中学高校入試を控えた受験生はいよいよ正念場、一方、保護者の方も出願書類や帰国の準備に慌ただしい毎日をお過ごしのことと思います。今回は、出願書類の作成から帰国まで、手続き面における注意点をお伝えします。
1) 帰国子女枠受験資格認定
前回のコラムでもお伝えしたようにICU高校をはじめ、早稲田高等学院、早稲田本庄高校および多くの公立高校の帰国枠受験では、資格認定を事前に受け、出願の際に認定通知書を同封する必要があります。
2) 出願書類の準備
出願書類には、入学志願票、在留証明書、成績証明書、在籍証明書、検定料振込証明書、健康診断書、英語力を証明する証書コピー、推薦状、海外生活活動報告書、志望理由書などがあります。受験校により学校が求めるものはまちまちで、1時間で準備できるところもあれば、丸1日またはそれ以上かかる学校もあります。数校受験する場合には、かなりの時間を要しますので、出願書類の作成日を決めて計画的に準備をするとよいでしょう。
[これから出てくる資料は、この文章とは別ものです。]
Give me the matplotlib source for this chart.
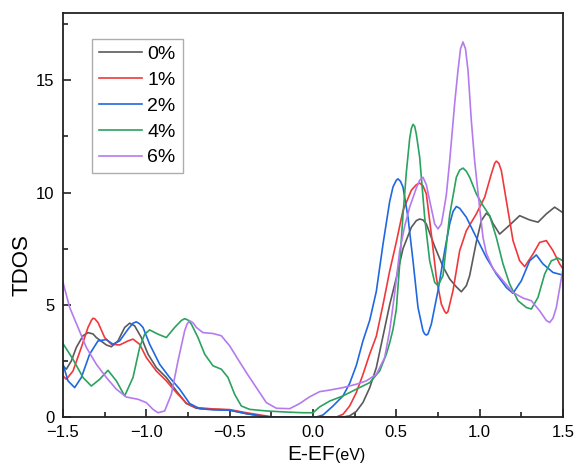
import matplotlib
matplotlib.use('Agg')
import matplotlib.pyplot as plt
from matplotlib.ticker import MultipleLocator

plt.rcParams['font.family'] = ['Liberation Sans', 'DejaVu Sans']

# energy (eV) and TDOS for each strain level
x0 = [-1.50, -1.48, -1.45, -1.42, -1.38, -1.35, -1.32, -1.30, -1.24, -1.21, -1.17, -1.13, -1.10, -1.07,
      -1.03, -0.99, -0.94, -0.88, -0.82, -0.76, -0.70, -0.60, -0.50, -0.40, -0.30, -0.27, 0.00,
      0.18, 0.22, 0.26, 0.30, 0.34, 0.38, 0.42, 0.46, 0.50, 0.54, 0.59, 0.62, 0.64, 0.66, 0.68, 0.73, 0.78,
      0.82, 0.86, 0.89, 0.92, 0.94, 0.98, 1.01, 1.04, 1.06, 1.08, 1.12, 1.18, 1.24, 1.30, 1.35, 1.40, 1.45, 1.50]
y0 = [2.28, 2.13, 2.50, 3.10, 3.62, 3.76, 3.70, 3.54, 3.21, 3.13, 3.39, 3.99, 4.18, 4.06,
      3.54, 2.80, 2.20, 1.76, 1.16, 0.60, 0.39, 0.34, 0.31, 0.15, 0.03, 0.00, 0.00,
      0.00, 0.05, 0.25, 0.65, 1.30, 2.20, 3.60, 5.00, 6.20, 7.50, 8.45, 8.75, 8.82, 8.78, 8.60, 7.60, 6.70,
      6.15, 5.80, 5.58, 5.85, 6.30, 7.80, 8.75, 9.08, 8.95, 8.62, 8.15, 8.55, 8.97, 8.78, 8.68, 9.05, 9.35, 9.10]

x1 = [-1.50, -1.48, -1.44, -1.39, -1.35, -1.33, -1.32, -1.31, -1.29, -1.25, -1.21, -1.16, -1.11, -1.08, -1.04,
      -1.00, -0.94, -0.88, -0.82, -0.76, -0.70, -0.60, -0.50, -0.40, -0.30, -0.24, 0.14, 0.18,
      0.22, 0.26, 0.30, 0.34, 0.38, 0.42, 0.46, 0.50, 0.54, 0.59, 0.62, 0.64, 0.66, 0.68, 0.71, 0.74, 0.77,
      0.79, 0.80, 0.81, 0.84, 0.88, 0.92, 0.98, 1.03, 1.07, 1.09, 1.10, 1.115, 1.13, 1.16, 1.20, 1.24, 1.27, 1.32, 1.36,
      1.40, 1.44, 1.48, 1.50]
y1 = [1.83, 1.68, 2.05, 3.10, 3.99, 4.30, 4.40, 4.38, 4.21, 3.54, 3.24, 3.21, 3.39, 3.47, 3.24,
      2.65, 2.05, 1.61, 1.09, 0.62, 0.42, 0.36, 0.33, 0.19, 0.07, 0.00, 0.00, 0.12,
      0.49, 1.09, 1.90, 2.80, 3.60, 5.00, 6.50, 7.80, 9.20, 10.10, 10.35, 10.42, 10.30, 9.94, 8.15, 6.22, 5.03,
      4.70, 4.62, 4.70, 5.63, 7.41, 8.30, 9.05, 9.79, 10.83, 11.30, 11.40, 11.30, 10.98, 9.64, 7.86, 6.96, 6.70, 7.26, 7.78,
      7.86, 7.41, 6.82, 6.60]

x2 = [-1.50, -1.47, -1.43, -1.39, -1.34, -1.29, -1.24, -1.20, -1.16, -1.11, -1.08, -1.06, -1.04, -1.02, -0.98,
      -0.92, -0.86, -0.80, -0.74, -0.68, -0.60, -0.50, -0.40, -0.30, -0.26, 0.02, 0.06, 0.12,
      0.18, 0.22, 0.26, 0.30, 0.34, 0.38, 0.42, 0.46, 0.48, 0.50, 0.51, 0.525, 0.54, 0.57, 0.60, 0.63, 0.66,
      0.67, 0.68, 0.69, 0.71, 0.75, 0.79, 0.82, 0.84, 0.86, 0.88, 0.92, 0.98, 1.04, 1.10, 1.16, 1.20, 1.25, 1.30, 1.34,
      1.38, 1.44, 1.50]
y2 = [2.35, 1.61, 1.31, 1.76, 2.80, 3.39, 3.45, 3.24, 3.39, 3.91, 4.18, 4.24, 4.15, 3.99, 3.24,
      2.35, 1.76, 1.24, 0.60, 0.37, 0.32, 0.30, 0.15, 0.04, 0.00, 0.00, 0.09, 0.49,
      0.94, 1.50, 2.30, 3.40, 4.30, 5.60, 7.70, 9.60, 10.25, 10.55, 10.61, 10.50, 10.24, 8.90, 6.96, 4.88, 3.84,
      3.70, 3.65, 3.70, 4.14, 5.63, 7.41, 8.60, 9.15, 9.38, 9.30, 8.90, 8.00, 7.11, 6.37, 5.77, 5.51, 6.07, 6.96, 7.22,
      6.82, 6.44, 6.32]

x4 = [-1.50, -1.44, -1.38, -1.33, -1.28, -1.23, -1.18, -1.13, -1.08, -1.04, -1.01, -0.98, -0.93,
      -0.88, -0.83, -0.79, -0.77, -0.75, -0.73, -0.69, -0.65, -0.60, -0.55, -0.51, -0.47, -0.43, -0.38, -0.28,
      -0.16, -0.06, 0.00, 0.04, 0.10, 0.18, 0.26, 0.34, 0.40, 0.44, 0.46, 0.48, 0.50, 0.52, 0.54,
      0.56, 0.58, 0.59, 0.60, 0.61, 0.62, 0.64, 0.67, 0.70, 0.73, 0.75, 0.78, 0.82, 0.86, 0.88, 0.90, 0.92, 0.94, 0.98,
      1.02, 1.06, 1.10, 1.14, 1.18, 1.23, 1.28, 1.31, 1.35, 1.39, 1.43, 1.47, 1.50]
y4 = [3.27, 2.57, 1.76, 1.38, 1.68, 2.08, 1.61, 0.94, 1.76, 3.10, 3.69, 3.88, 3.69,
      3.54, 3.99, 4.30, 4.38, 4.32, 4.14, 3.54, 2.80, 2.28, 2.13, 1.76, 1.01, 0.49, 0.34, 0.27,
      0.22, 0.19, 0.19, 0.45, 0.71, 0.94, 1.24, 1.53, 2.05, 2.80, 3.30, 3.90, 4.80, 6.80, 9.00,
      10.90, 12.40, 12.85, 13.04, 12.95, 12.60, 11.58, 8.90, 6.96, 6.00, 5.85, 6.30, 9.00, 10.68, 11.00, 11.09, 10.95, 10.68, 9.94,
      9.42, 8.97, 8.00, 6.82, 5.92, 5.18, 4.88, 4.81, 5.33, 6.37, 6.96, 7.08, 6.96]

x6 = [-1.50, -1.46, -1.41, -1.36, -1.30, -1.24, -1.18, -1.12, -1.05, -1.00, -0.96, -0.93, -0.89,
      -0.85, -0.81, -0.77, -0.755, -0.74, -0.72, -0.70, -0.66, -0.60, -0.55, -0.50, -0.45, -0.40, -0.34, -0.28,
      -0.22, -0.14, -0.08, -0.02, 0.04, 0.10, 0.18, 0.26, 0.32, 0.38, 0.43, 0.46, 0.49, 0.52, 0.55,
      0.58, 0.62, 0.64, 0.66, 0.68, 0.70, 0.73, 0.75, 0.77, 0.78, 0.80, 0.82, 0.85, 0.87, 0.885, 0.90, 0.915,
      0.93, 0.95, 0.97, 1.00, 1.02, 1.04, 1.08, 1.14, 1.20, 1.26, 1.31, 1.36, 1.40, 1.42, 1.44, 1.46, 1.50]
y6 = [6.00, 4.88, 3.99, 3.10, 2.35, 1.76, 1.24, 0.89, 0.79, 0.64, 0.34, 0.19, 0.27,
      1.01, 2.50, 3.84, 4.15, 4.29, 4.20, 3.99, 3.76, 3.72, 3.62, 3.17, 2.57, 1.98, 1.31, 0.64,
      0.39, 0.37, 0.60, 0.90, 1.13, 1.20, 1.31, 1.46, 1.61, 1.90, 2.65, 3.84, 5.50, 7.40, 8.50,
      9.35, 10.20, 10.55, 10.68, 10.35, 9.64, 8.60, 8.38, 8.60, 9.00, 9.90, 11.40, 13.97, 15.45, 16.40, 16.71, 16.40,
      15.45, 13.20, 11.40, 9.30, 8.00, 7.30, 6.60, 6.07, 5.55, 5.30, 5.18, 4.73, 4.30, 4.21, 4.40, 4.88, 6.60]

labels = ['0%', '1%', '2%', '4%', '6%']
colors = ['#5a5a5a', '#f0383c', '#2068e0', '#2ca25f', '#b57bee']

fig = plt.figure(figsize=(5.77, 4.71), dpi=100)
ax = fig.add_axes([63 / 577, 54 / 471, 500 / 577, 404 / 471])

for xs, ys, lab, c in zip([x0, x1, x2, x4, x6], [y0, y1, y2, y4, y6], labels, colors):
    ax.plot(xs, ys, color=c, lw=1.2, label=lab, solid_joinstyle='round')

ax.set_xlim(-1.5, 1.5)
ax.set_ylim(0, 18)
ax.xaxis.set_major_locator(MultipleLocator(0.5))
ax.xaxis.set_minor_locator(MultipleLocator(0.25))
ax.yaxis.set_major_locator(MultipleLocator(5))
ax.yaxis.set_minor_locator(MultipleLocator(2.5))
ax.set_xticks([-1.5, -1.0, -0.5, 0.0, 0.5, 1.0, 1.5])
ax.set_xticklabels(['\u22121.5', '\u22121.0', '\u22120.5', '0.0', '0.5', '1.0', '1.5'])
ax.tick_params(which='both', direction='in', width=1.2, labelsize=12, color='#222222')
ax.tick_params(which='major', length=6, pad=6)
ax.tick_params(which='minor', length=3.5)
ax.tick_params(top=False, right=False)
for s in ax.spines.values():
    s.set_linewidth(1.3)
    s.set_color('#222222')

leg = ax.legend(loc='upper left', bbox_to_anchor=(0.058, 0.936), borderaxespad=0,
                fontsize=14, frameon=True, fancybox=False, handlelength=2.2,
                handletextpad=0.3, labelspacing=0.42, borderpad=0.35)
leg.get_frame().set_edgecolor('#999999')
leg.get_frame().set_linewidth(1.0)

fig.text(22 / 577, 1 - 265 / 471, 'TDOS', rotation=90, ha='center', va='center', fontsize=16)
fig.text(287 / 577, 1 - 460 / 471, 'E-EF', ha='left', va='baseline', fontsize=15)
fig.text(335 / 577, 1 - 460 / 471, '(eV)', ha='left', va='baseline', fontsize=11.5)

fig.savefig('out.png', dpi=100)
海外生活活動報告書、志望理由書は受験生自身が記入するものですが、内容や文の校正をして受験生本人の魅力を十分に引き出したものにしたいものです。
3) 検定料の支払い
出願の際には、検定料を支払った証明となる用紙を同封します。検定料の支払いは、郵便局や指定の銀行からとなっており、通常海外からは送金できませんので、日本にいる親戚などにお願いをすることになるでしょう。
4) 願書提出
国際宅急便にて願書を送付し受理してもらえる学校もありますが、国立校などでは、窓口のみで受理し、同封物の確認をするところがあります。この場合には、親戚などにお願いをすることになります。
5) 帰国と受験
海外に住所をおいたまま一時帰国をして受験をする場合には、帰国後就学の義務はなく、その代わりに入試までの数日間を塾が行う直前講習会に参加するケースが多くみられます。JOBAが行う直前講習会では、寮が完備しており受験生だけが帰国しても受験に臨むことができるようなサポートをしています。兄弟がいる場合は、兄弟の学校のことがあり、長期にわたっての一時帰国は、困難を伴いがちです。このような場合には、JOBAの直前講習会と寮をうまくご利用ください。
6) 合格発表と手続き
合格発表翌日または一週間以内に、学費を納める必要のある私立校は少なくありません。検定料同様に通常海外からの送金はできませんので、日本での学費振込の手はずを整えておく必要があります。
7) 入学予定者説明会
合格発表後、合格者と保護者を対象にした説明会を行う学校があります。一時帰国のフライトを予約するときには、説明会の有無を確認し、この日程を考慮したものにしましょう。また、チケットは変更可能なものを購入することが大切です。
8) 本帰国と住民登録
本帰国の場合、帰国後十四日以内に住民登録をする必要があります。またそれに合わせて就学の義務が発生し、たとえ英国で9年の過程が終了していても、中3相当の年齢であれば、公立中に通う必要があります。受験を間近に控えた時期の転校は、精神的にもきついものがあります。可能であれば、本帰国の時期を少し遅らせ一時帰国の状態で受験に臨ませたいところです。